- Given information

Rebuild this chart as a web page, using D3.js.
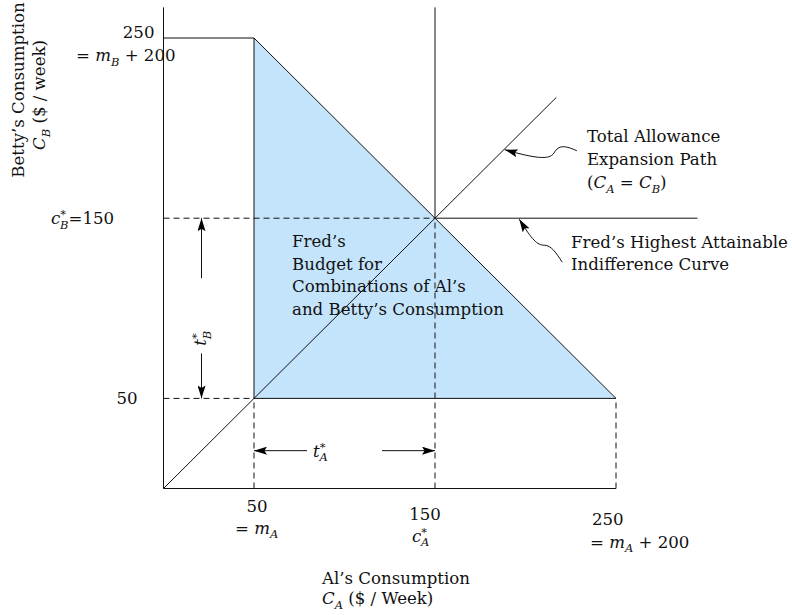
<!DOCTYPE html>
<html><head><meta charset="utf-8">
<script src="https://cdn.jsdelivr.net/npm/d3@7"></script>
<style>
body{margin:0;background:#fff}
svg{display:block}
text{font-family:"DejaVu Serif",serif;font-size:16.6px;fill:#111;white-space:pre}
</style>
</head><body>
<svg id="c" width="793" height="615"></svg>
<script>
// ---- data ----
const xTicks = [50, 150, 250];
const yTicks = [50, 150, 250];
const budgetPoly = [[50, 50], [50, 250], [250, 50]];
const mA = 50, mB = 50, cA = 150, cB = 150, maxA = 250, maxB = 250;
const axisTop = 267;      // top of y axis / vertical c*A line
const diagEnd = 217;      // end of expansion path C_A = C_B
const icEnd = 295;        // end of highest indifference curve
const tBx = 21;           // x position (value) of t*_B arrows
const tAy = 21;           // y position (value) of t*_A arrows
const expTip = 188;       // where leader arrow hits the expansion path
const icTip = 196;        // where leader arrow hits the indifference curve

const svg = d3.select("#c");
const x = d3.scaleLinear().domain([0, 250]).range([163.5, 616]);
const y = d3.scaleLinear().domain([0, 250]).range([488.5, 38]);

const defs = svg.append("defs");
defs.append("marker").attr("id", "ah")
  .attr("viewBox", "0 0 13 8").attr("refX", 13).attr("refY", 4)
  .attr("markerWidth", 13).attr("markerHeight", 8)
  .attr("markerUnits", "userSpaceOnUse").attr("orient", "auto")
  .append("path").attr("d", "M0,0 L13,4 L0,8 L2.5,4 Z").attr("fill", "#000");

const ink = "#111";
const line = (x1, y1, x2, y2, dashed) => svg.append("line")
  .attr("x1", x1).attr("y1", y1).attr("x2", x2).attr("y2", y2)
  .attr("stroke", ink).attr("stroke-width", 1)
  .attr("stroke-dasharray", dashed ? "6,4" : null);

// budget region
svg.append("path")
  .attr("d", d3.line().x(d => x(d[0])).y(d => y(d[1]))(budgetPoly) + "Z")
  .attr("fill", "#c4e4fb").attr("stroke", ink).attr("stroke-width", 1);

// axes
line(x(0), y(0), x(0), y(axisTop));
line(x(0), y(0), x(maxA), y(0));

// top cap of budget (m_B + 200)
line(x(0), y(maxB), x(mA), y(maxB));

// dashed guides
line(x(0), y(mB), x(mA), y(mB), true);
line(x(0), y(cB), x(cA), y(cB), true);
line(x(mA), y(0), x(mA), y(mB), true);
line(x(cA), y(0), x(cA), y(cB), true);
line(x(maxA), y(0), x(maxA), y(mB), true);

// vertical solid line above c*_A
line(x(cA), y(cB), x(cA), y(axisTop));
// indifference curve (horizontal part)
line(x(cA), y(cB), x(icEnd), y(cB));
// expansion path
line(x(0), y(0), x(diagEnd), y(diagEnd));

// t* arrows
const arrow = (x1, y1, x2, y2) => line(x1, y1, x2, y2).attr("marker-end", "url(#ah)");
arrow(x(tBx), y(cB) + 60, x(tBx), y(cB));
arrow(x(tBx), y(mB) - 45, x(tBx), y(mB));
arrow(x(mA) + 53, y(tAy), x(mA), y(tAy));
arrow(x(cA) - 53, y(tAy), x(cA), y(tAy));

// leader curves
const t1 = [x(expTip), y(expTip)];
const rel = (p, pts) => pts.map(q => [p[0] + q[0], p[1] + q[1]]);
const P1 = rel(t1, [[73, 1], [64, -3], [56, -6], [51, 2], [47, 10], [36, 10], [1, 0]]);
svg.append("path")
  .attr("d", `M${P1[0]} C${P1[1]} ${P1[2]} ${P1[3]} C${P1[4]} ${P1[5]} ${P1[6]}`)
  .attr("fill", "none").attr("stroke", ink).attr("stroke-width", 1)
  .attr("marker-end", "url(#ah)");
const t2 = [x(icTip), y(cB)];
const P2 = rel(t2, [[44, 44], [38, 35], [33, 27], [26, 27], [19, 27], [14, 22], [1, 1]]);
svg.append("path")
  .attr("d", `M${P2[0]} C${P2[1]} ${P2[2]} ${P2[3]} C${P2[4]} ${P2[5]} ${P2[6]}`)
  .attr("fill", "none").attr("stroke", ink).attr("stroke-width", 1)
  .attr("marker-end", "url(#ah)");

// ---- text helper ----
function rich(sel, tx, ty, parts, anchor, rot) {
  const t = sel.append("text").attr("x", tx).attr("y", ty)
    .attr("text-anchor", anchor || "start").attr("xml:space", "preserve");
  if (rot) t.attr("transform", `rotate(${rot},${tx},${ty})`);
  let cur = 0;
  parts.forEach(p => {
    if (typeof p === "string") p = { t: p };
    const off = p.sub ? 4.5 : p.sup ? -6 : 0;
    const ts = t.append("tspan").text(p.t).attr("dy", off - cur);
    cur = off;
    if (p.it) ts.attr("font-style", "italic");
    if (p.sub || p.sup) ts.attr("font-size", "11.5px");
    if (p.dx) ts.attr("dx", p.dx);
  });
  return t;
}

// y tick labels
rich(svg, x(0) - 9, y(yTicks[2]), ["250"], "end");
rich(svg, 76, y(yTicks[2]) + 23, ["= ", { t: "m", it: 1 }, { t: "B", it: 1, sub: 1 }, " + 200"]);
rich(svg, 51, y(yTicks[1]) + 6, [{ t: "c", it: 1 }, { t: "*", sup: 1 }, { t: "B", it: 1, sub: 1, dx: -6 }, "=150"]);
rich(svg, x(0) - 26, y(yTicks[0]) + 6, ["50"], "end");

// x tick labels
rich(svg, x(xTicks[0]) + 3, y(0) + 23, ["50"], "middle");
rich(svg, x(xTicks[0]) - 19, y(0) + 45, ["= ", { t: "m", it: 1 }, { t: "A", it: 1, sub: 1 }]);
rich(svg, x(xTicks[1]) - 10, y(0) + 31, ["150"], "middle");
rich(svg, x(xTicks[1]) - 23, y(0) + 53, [{ t: "c", it: 1 }, { t: "*", sup: 1 }, { t: "A", it: 1, sub: 1, dx: -6 }]);
rich(svg, x(xTicks[2]) - 24, y(0) + 36, ["250"]);
rich(svg, x(xTicks[2]) - 26, y(0) + 59, ["= ", { t: "m", it: 1 }, { t: "A", it: 1, sub: 1 }, " + 200"]);

// axis titles
rich(svg, 322, 584, ["Al’s Consumption"]);
rich(svg, 322, 604, [{ t: "C", it: 1 }, { t: "A", it: 1, sub: 1 }, " ($ / Week)"]);
rich(svg, 24, 90, ["Betty’s Consumption"], "middle", -90);
rich(svg, 45, 95, [{ t: "C", it: 1 }, { t: "B", it: 1, sub: 1 }, " ($ / week)"], "middle", -90);

// t* labels
rich(svg, x(tBx) + 5, y(cB) + 120, [{ t: "t", it: 1 }, { t: "*", sup: 1 }, { t: "B", it: 1, sub: 1, dx: -6 }], "middle", -90);
rich(svg, x(mA) + 59, y(tAy) + 6, [{ t: "t", it: 1 }, { t: "*", sup: 1 }, { t: "A", it: 1, sub: 1, dx: -6 }]);

// budget label
["Fred’s", "Budget for", "Combinations of Al’s", "and Betty’s Consumption"].forEach((s, i) =>
  rich(svg, 292, 247 + i * 22.5, [s]));

// annotations
rich(svg, 587, 142, ["Total Allowance"]);
rich(svg, 587, 165, ["Expansion Path"]);
rich(svg, 587, 188, ["(", { t: "C", it: 1 }, { t: "A", it: 1, sub: 1 }, " = ", { t: "C", it: 1 }, { t: "B", it: 1, sub: 1 }, ")"]);
rich(svg, 571, 248, ["Fred’s Highest Attainable"]);
rich(svg, 571, 270, ["Indifference Curve"]);
</script>
</body></html>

- The exercise
Word for word, quote the full listing, omitting every picture.

- Output for this exercise
Rebuild this chart as a web page, using D3.js.
<!DOCTYPE html>
<html><head><meta charset="utf-8">
<script src="https://cdn.jsdelivr.net/npm/d3@7"></script>
<style>
body{margin:0;background:#fff}
svg{display:block}
text{font-family:"DejaVu Serif",serif;font-size:16.6px;fill:#111;white-space:pre}
</style>
</head><body>
<svg id="c" width="793" height="615"></svg>
<script>
// ---- data ----
const xTicks = [50, 150, 250];
const yTicks = [50, 150, 250];
const budgetPoly = [[50, 50], [50, 250], [250, 50]];
const mA = 50, mB = 50, cA = 150, cB = 150, maxA = 250, maxB = 250;
const axisTop = 267;      // top of y axis / vertical c*A line
const diagEnd = 217;      // end of expansion path C_A = C_B
const icEnd = 295;        // end of highest indifference curve
const tBx = 21;           // x position (value) of t*_B arrows
const tAy = 21;           // y position (value) of t*_A arrows
const expTip = 188;       // where leader arrow hits the expansion path
const icTip = 196;        // where leader arrow hits the indifference curve

const svg = d3.select("#c");
const x = d3.scaleLinear().domain([0, 250]).range([163.5, 616]);
const y = d3.scaleLinear().domain([0, 250]).range([488.5, 38]);

const defs = svg.append("defs");
defs.append("marker").attr("id", "ah")
  .attr("viewBox", "0 0 13 8").attr("refX", 13).attr("refY", 4)
  .attr("markerWidth", 13).attr("markerHeight", 8)
  .attr("markerUnits", "userSpaceOnUse").attr("orient", "auto")
  .append("path").attr("d", "M0,0 L13,4 L0,8 L2.5,4 Z").attr("fill", "#000");

const ink = "#111";
const line = (x1, y1, x2, y2, dashed) => svg.append("line")
  .attr("x1", x1).attr("y1", y1).attr("x2", x2).attr("y2", y2)
  .attr("stroke", ink).attr("stroke-width", 1)
  .attr("stroke-dasharray", dashed ? "6,4" : null);

// budget region
svg.append("path")
  .attr("d", d3.line().x(d => x(d[0])).y(d => y(d[1]))(budgetPoly) + "Z")
  .attr("fill", "#c4e4fb").attr("stroke", ink).attr("stroke-width", 1);

// axes
line(x(0), y(0), x(0), y(axisTop));
line(x(0), y(0), x(maxA), y(0));

// top cap of budget (m_B + 200)
line(x(0), y(maxB), x(mA), y(maxB));

// dashed guides
line(x(0), y(mB), x(mA), y(mB), true);
line(x(0), y(cB), x(cA), y(cB), true);
line(x(mA), y(0), x(mA), y(mB), true);
line(x(cA), y(0), x(cA), y(cB), true);
line(x(maxA), y(0), x(maxA), y(mB), true);

// vertical solid line above c*_A
line(x(cA), y(cB), x(cA), y(axisTop));
// indifference curve (horizontal part)
line(x(cA), y(cB), x(icEnd), y(cB));
// expansion path
line(x(0), y(0), x(diagEnd), y(diagEnd));

// t* arrows
const arrow = (x1, y1, x2, y2) => line(x1, y1, x2, y2).attr("marker-end", "url(#ah)");
arrow(x(tBx), y(cB) + 60, x(tBx), y(cB));
arrow(x(tBx), y(mB) - 45, x(tBx), y(mB));
arrow(x(mA) + 53, y(tAy), x(mA), y(tAy));
arrow(x(cA) - 53, y(tAy), x(cA), y(tAy));

// leader curves
const t1 = [x(expTip), y(expTip)];
const rel = (p, pts) => pts.map(q => [p[0] + q[0], p[1] + q[1]]);
const P1 = rel(t1, [[73, 1], [64, -3], [56, -6], [51, 2], [47, 10], [36, 10], [1, 0]]);
svg.append("path")
  .attr("d", `M${P1[0]} C${P1[1]} ${P1[2]} ${P1[3]} C${P1[4]} ${P1[5]} ${P1[6]}`)
  .attr("fill", "none").attr("stroke", ink).attr("stroke-width", 1)
  .attr("marker-end", "url(#ah)");
const t2 = [x(icTip), y(cB)];
const P2 = rel(t2, [[44, 44], [38, 35], [33, 27], [26, 27], [19, 27], [14, 22], [1, 1]]);
svg.append("path")
  .attr("d", `M${P2[0]} C${P2[1]} ${P2[2]} ${P2[3]} C${P2[4]} ${P2[5]} ${P2[6]}`)
  .attr("fill", "none").attr("stroke", ink).attr("stroke-width", 1)
  .attr("marker-end", "url(#ah)");

// ---- text helper ----
function rich(sel, tx, ty, parts, anchor, rot) {
  const t = sel.append("text").attr("x", tx).attr("y", ty)
    .attr("text-anchor", anchor || "start").attr("xml:space", "preserve");
  if (rot) t.attr("transform", `rotate(${rot},${tx},${ty})`);
  let cur = 0;
  parts.forEach(p => {
    if (typeof p === "string") p = { t: p };
    const off = p.sub ? 4.5 : p.sup ? -6 : 0;
    const ts = t.append("tspan").text(p.t).attr("dy", off - cur);
    cur = off;
    if (p.it) ts.attr("font-style", "italic");
    if (p.sub || p.sup) ts.attr("font-size", "11.5px");
    if (p.dx) ts.attr("dx", p.dx);
  });
  return t;
}

// y tick labels
rich(svg, x(0) - 9, y(yTicks[2]), ["250"], "end");
rich(svg, 76, y(yTicks[2]) + 23, ["= ", { t: "m", it: 1 }, { t: "B", it: 1, sub: 1 }, " + 200"]);
rich(svg, 51, y(yTicks[1]) + 6, [{ t: "c", it: 1 }, { t: "*", sup: 1 }, { t: "B", it: 1, sub: 1, dx: -6 }, "=150"]);
rich(svg, x(0) - 26, y(yTicks[0]) + 6, ["50"], "end");

// x tick labels
rich(svg, x(xTicks[0]) + 3, y(0) + 23, ["50"], "middle");
rich(svg, x(xTicks[0]) - 19, y(0) + 45, ["= ", { t: "m", it: 1 }, { t: "A", it: 1, sub: 1 }]);
rich(svg, x(xTicks[1]) - 10, y(0) + 31, ["150"], "middle");
rich(svg, x(xTicks[1]) - 23, y(0) + 53, [{ t: "c", it: 1 }, { t: "*", sup: 1 }, { t: "A", it: 1, sub: 1, dx: -6 }]);
rich(svg, x(xTicks[2]) - 24, y(0) + 36, ["250"]);
rich(svg, x(xTicks[2]) - 26, y(0) + 59, ["= ", { t: "m", it: 1 }, { t: "A", it: 1, sub: 1 }, " + 200"]);

// axis titles
rich(svg, 322, 584, ["Al’s Consumption"]);
rich(svg, 322, 604, [{ t: "C", it: 1 }, { t: "A", it: 1, sub: 1 }, " ($ / Week)"]);
rich(svg, 24, 90, ["Betty’s Consumption"], "middle", -90);
rich(svg, 45, 95, [{ t: "C", it: 1 }, { t: "B", it: 1, sub: 1 }, " ($ / week)"], "middle", -90);

// t* labels
rich(svg, x(tBx) + 5, y(cB) + 120, [{ t: "t", it: 1 }, { t: "*", sup: 1 }, { t: "B", it: 1, sub: 1, dx: -6 }], "middle", -90);
rich(svg, x(mA) + 59, y(tAy) + 6, [{ t: "t", it: 1 }, { t: "*", sup: 1 }, { t: "A", it: 1, sub: 1, dx: -6 }]);

// budget label
["Fred’s", "Budget for", "Combinations of Al’s", "and Betty’s Consumption"].forEach((s, i) =>
  rich(svg, 292, 247 + i * 22.5, [s]));

// annotations
rich(svg, 587, 142, ["Total Allowance"]);
rich(svg, 587, 165, ["Expansion Path"]);
rich(svg, 587, 188, ["(", { t: "C", it: 1 }, { t: "A", it: 1, sub: 1 }, " = ", { t: "C", it: 1 }, { t: "B", it: 1, sub: 1 }, ")"]);
rich(svg, 571, 248, ["Fred’s Highest Attainable"]);
rich(svg, 571, 270, ["Indifference Curve"]);
</script>
</body></html>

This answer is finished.